[Begin]

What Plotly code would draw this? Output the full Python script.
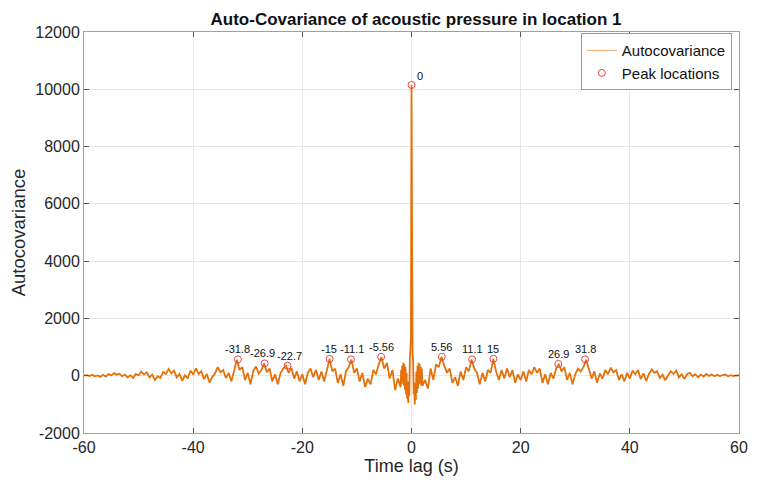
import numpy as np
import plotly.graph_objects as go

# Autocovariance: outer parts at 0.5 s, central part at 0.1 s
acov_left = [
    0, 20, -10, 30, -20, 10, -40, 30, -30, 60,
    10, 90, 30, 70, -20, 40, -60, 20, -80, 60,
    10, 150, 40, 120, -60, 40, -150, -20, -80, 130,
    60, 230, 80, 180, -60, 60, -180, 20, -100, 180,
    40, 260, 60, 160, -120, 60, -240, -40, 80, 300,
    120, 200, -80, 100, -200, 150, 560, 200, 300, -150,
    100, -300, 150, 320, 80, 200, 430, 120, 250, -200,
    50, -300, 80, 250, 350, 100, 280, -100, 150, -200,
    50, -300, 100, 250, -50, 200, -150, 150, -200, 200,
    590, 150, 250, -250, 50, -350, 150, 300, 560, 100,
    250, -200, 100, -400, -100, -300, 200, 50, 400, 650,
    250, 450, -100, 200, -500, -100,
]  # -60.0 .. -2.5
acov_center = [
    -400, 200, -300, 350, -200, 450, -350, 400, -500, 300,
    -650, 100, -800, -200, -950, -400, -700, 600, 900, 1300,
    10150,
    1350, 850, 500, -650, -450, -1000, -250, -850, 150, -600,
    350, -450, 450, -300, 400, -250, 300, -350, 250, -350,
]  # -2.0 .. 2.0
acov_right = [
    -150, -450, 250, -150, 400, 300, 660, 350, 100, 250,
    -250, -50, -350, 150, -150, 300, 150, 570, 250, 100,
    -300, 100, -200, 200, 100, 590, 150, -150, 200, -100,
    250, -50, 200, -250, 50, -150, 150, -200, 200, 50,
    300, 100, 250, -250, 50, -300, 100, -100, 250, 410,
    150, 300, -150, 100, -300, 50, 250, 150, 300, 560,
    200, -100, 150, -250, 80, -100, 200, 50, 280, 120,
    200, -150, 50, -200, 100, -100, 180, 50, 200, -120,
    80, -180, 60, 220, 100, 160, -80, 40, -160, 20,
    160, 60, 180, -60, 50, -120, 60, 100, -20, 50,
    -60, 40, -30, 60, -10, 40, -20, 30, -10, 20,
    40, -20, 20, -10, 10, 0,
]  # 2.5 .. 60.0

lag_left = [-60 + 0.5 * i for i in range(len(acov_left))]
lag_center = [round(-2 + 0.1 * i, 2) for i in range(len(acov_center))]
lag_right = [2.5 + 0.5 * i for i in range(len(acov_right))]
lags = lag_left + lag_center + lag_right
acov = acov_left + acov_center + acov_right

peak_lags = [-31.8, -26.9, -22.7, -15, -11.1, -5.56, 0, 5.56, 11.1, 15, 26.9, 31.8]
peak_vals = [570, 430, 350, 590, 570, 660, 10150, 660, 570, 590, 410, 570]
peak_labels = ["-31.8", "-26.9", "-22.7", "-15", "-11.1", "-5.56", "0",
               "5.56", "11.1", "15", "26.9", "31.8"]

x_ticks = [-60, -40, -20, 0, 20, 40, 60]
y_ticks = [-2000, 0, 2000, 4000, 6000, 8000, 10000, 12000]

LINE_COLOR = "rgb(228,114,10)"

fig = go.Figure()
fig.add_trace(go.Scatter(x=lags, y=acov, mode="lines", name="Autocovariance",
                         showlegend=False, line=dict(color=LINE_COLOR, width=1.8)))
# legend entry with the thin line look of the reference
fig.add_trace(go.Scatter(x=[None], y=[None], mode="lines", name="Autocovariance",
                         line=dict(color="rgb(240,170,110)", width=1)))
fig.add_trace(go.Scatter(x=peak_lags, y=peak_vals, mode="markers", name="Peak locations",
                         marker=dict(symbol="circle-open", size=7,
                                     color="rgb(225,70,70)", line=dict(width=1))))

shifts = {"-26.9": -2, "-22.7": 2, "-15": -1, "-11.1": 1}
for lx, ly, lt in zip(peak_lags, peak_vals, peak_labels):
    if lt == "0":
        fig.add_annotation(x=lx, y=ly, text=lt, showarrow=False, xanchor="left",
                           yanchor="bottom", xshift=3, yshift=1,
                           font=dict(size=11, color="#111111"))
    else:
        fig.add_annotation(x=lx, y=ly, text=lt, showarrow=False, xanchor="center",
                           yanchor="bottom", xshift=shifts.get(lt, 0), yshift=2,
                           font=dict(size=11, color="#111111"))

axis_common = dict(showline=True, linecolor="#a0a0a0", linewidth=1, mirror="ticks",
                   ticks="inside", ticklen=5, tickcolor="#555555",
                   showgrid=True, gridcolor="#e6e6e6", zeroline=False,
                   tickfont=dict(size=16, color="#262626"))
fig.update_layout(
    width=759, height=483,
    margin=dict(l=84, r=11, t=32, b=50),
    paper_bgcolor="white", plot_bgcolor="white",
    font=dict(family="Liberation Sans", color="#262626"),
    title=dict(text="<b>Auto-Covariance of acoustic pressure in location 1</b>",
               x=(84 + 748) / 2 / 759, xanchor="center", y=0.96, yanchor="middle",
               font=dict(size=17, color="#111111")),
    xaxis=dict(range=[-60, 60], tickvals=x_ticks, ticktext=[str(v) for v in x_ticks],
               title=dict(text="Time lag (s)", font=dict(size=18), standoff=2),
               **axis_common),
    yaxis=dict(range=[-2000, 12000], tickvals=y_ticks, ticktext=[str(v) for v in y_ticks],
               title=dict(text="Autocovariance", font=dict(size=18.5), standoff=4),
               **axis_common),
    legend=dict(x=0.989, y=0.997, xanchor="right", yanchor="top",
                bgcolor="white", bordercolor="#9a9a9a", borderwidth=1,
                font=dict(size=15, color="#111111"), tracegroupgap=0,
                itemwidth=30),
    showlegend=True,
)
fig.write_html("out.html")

[End]

### Problem statement
All of the lines above should be printed exactly, minus the pictures.

### Answer to this problem
What Plotly code would draw this? Output the full Python script.
import numpy as np
import plotly.graph_objects as go

# Autocovariance: outer parts at 0.5 s, central part at 0.1 s
acov_left = [
    0, 20, -10, 30, -20, 10, -40, 30, -30, 60,
    10, 90, 30, 70, -20, 40, -60, 20, -80, 60,
    10, 150, 40, 120, -60, 40, -150, -20, -80, 130,
    60, 230, 80, 180, -60, 60, -180, 20, -100, 180,
    40, 260, 60, 160, -120, 60, -240, -40, 80, 300,
    120, 200, -80, 100, -200, 150, 560, 200, 300, -150,
    100, -300, 150, 320, 80, 200, 430, 120, 250, -200,
    50, -300, 80, 250, 350, 100, 280, -100, 150, -200,
    50, -300, 100, 250, -50, 200, -150, 150, -200, 200,
    590, 150, 250, -250, 50, -350, 150, 300, 560, 100,
    250, -200, 100, -400, -100, -300, 200, 50, 400, 650,
    250, 450, -100, 200, -500, -100,
]  # -60.0 .. -2.5
acov_center = [
    -400, 200, -300, 350, -200, 450, -350, 400, -500, 300,
    -650, 100, -800, -200, -950, -400, -700, 600, 900, 1300,
    10150,
    1350, 850, 500, -650, -450, -1000, -250, -850, 150, -600,
    350, -450, 450, -300, 400, -250, 300, -350, 250, -350,
]  # -2.0 .. 2.0
acov_right = [
    -150, -450, 250, -150, 400, 300, 660, 350, 100, 250,
    -250, -50, -350, 150, -150, 300, 150, 570, 250, 100,
    -300, 100, -200, 200, 100, 590, 150, -150, 200, -100,
    250, -50, 200, -250, 50, -150, 150, -200, 200, 50,
    300, 100, 250, -250, 50, -300, 100, -100, 250, 410,
    150, 300, -150, 100, -300, 50, 250, 150, 300, 560,
    200, -100, 150, -250, 80, -100, 200, 50, 280, 120,
    200, -150, 50, -200, 100, -100, 180, 50, 200, -120,
    80, -180, 60, 220, 100, 160, -80, 40, -160, 20,
    160, 60, 180, -60, 50, -120, 60, 100, -20, 50,
    -60, 40, -30, 60, -10, 40, -20, 30, -10, 20,
    40, -20, 20, -10, 10, 0,
]  # 2.5 .. 60.0

lag_left = [-60 + 0.5 * i for i in range(len(acov_left))]
lag_center = [round(-2 + 0.1 * i, 2) for i in range(len(acov_center))]
lag_right = [2.5 + 0.5 * i for i in range(len(acov_right))]
lags = lag_left + lag_center + lag_right
acov = acov_left + acov_center + acov_right

peak_lags = [-31.8, -26.9, -22.7, -15, -11.1, -5.56, 0, 5.56, 11.1, 15, 26.9, 31.8]
peak_vals = [570, 430, 350, 590, 570, 660, 10150, 660, 570, 590, 410, 570]
peak_labels = ["-31.8", "-26.9", "-22.7", "-15", "-11.1", "-5.56", "0",
               "5.56", "11.1", "15", "26.9", "31.8"]

x_ticks = [-60, -40, -20, 0, 20, 40, 60]
y_ticks = [-2000, 0, 2000, 4000, 6000, 8000, 10000, 12000]

LINE_COLOR = "rgb(228,114,10)"

fig = go.Figure()
fig.add_trace(go.Scatter(x=lags, y=acov, mode="lines", name="Autocovariance",
                         showlegend=False, line=dict(color=LINE_COLOR, width=1.8)))
# legend entry with the thin line look of the reference
fig.add_trace(go.Scatter(x=[None], y=[None], mode="lines", name="Autocovariance",
                         line=dict(color="rgb(240,170,110)", width=1)))
fig.add_trace(go.Scatter(x=peak_lags, y=peak_vals, mode="markers", name="Peak locations",
                         marker=dict(symbol="circle-open", size=7,
                                     color="rgb(225,70,70)", line=dict(width=1))))

shifts = {"-26.9": -2, "-22.7": 2, "-15": -1, "-11.1": 1}
for lx, ly, lt in zip(peak_lags, peak_vals, peak_labels):
    if lt == "0":
        fig.add_annotation(x=lx, y=ly, text=lt, showarrow=False, xanchor="left",
                           yanchor="bottom", xshift=3, yshift=1,
                           font=dict(size=11, color="#111111"))
    else:
        fig.add_annotation(x=lx, y=ly, text=lt, showarrow=False, xanchor="center",
                           yanchor="bottom", xshift=shifts.get(lt, 0), yshift=2,
                           font=dict(size=11, color="#111111"))

axis_common = dict(showline=True, linecolor="#a0a0a0", linewidth=1, mirror="ticks",
                   ticks="inside", ticklen=5, tickcolor="#555555",
                   showgrid=True, gridcolor="#e6e6e6", zeroline=False,
                   tickfont=dict(size=16, color="#262626"))
fig.update_layout(
    width=759, height=483,
    margin=dict(l=84, r=11, t=32, b=50),
    paper_bgcolor="white", plot_bgcolor="white",
    font=dict(family="Liberation Sans", color="#262626"),
    title=dict(text="<b>Auto-Covariance of acoustic pressure in location 1</b>",
               x=(84 + 748) / 2 / 759, xanchor="center", y=0.96, yanchor="middle",
               font=dict(size=17, color="#111111")),
    xaxis=dict(range=[-60, 60], tickvals=x_ticks, ticktext=[str(v) for v in x_ticks],
               title=dict(text="Time lag (s)", font=dict(size=18), standoff=2),
               **axis_common),
    yaxis=dict(range=[-2000, 12000], tickvals=y_ticks, ticktext=[str(v) for v in y_ticks],
               title=dict(text="Autocovariance", font=dict(size=18.5), standoff=4),
               **axis_common),
    legend=dict(x=0.989, y=0.997, xanchor="right", yanchor="top",
                bgcolor="white", bordercolor="#9a9a9a", borderwidth=1,
                font=dict(size=15, color="#111111"), tracegroupgap=0,
                itemwidth=30),
    showlegend=True,
)
fig.write_html("out.html")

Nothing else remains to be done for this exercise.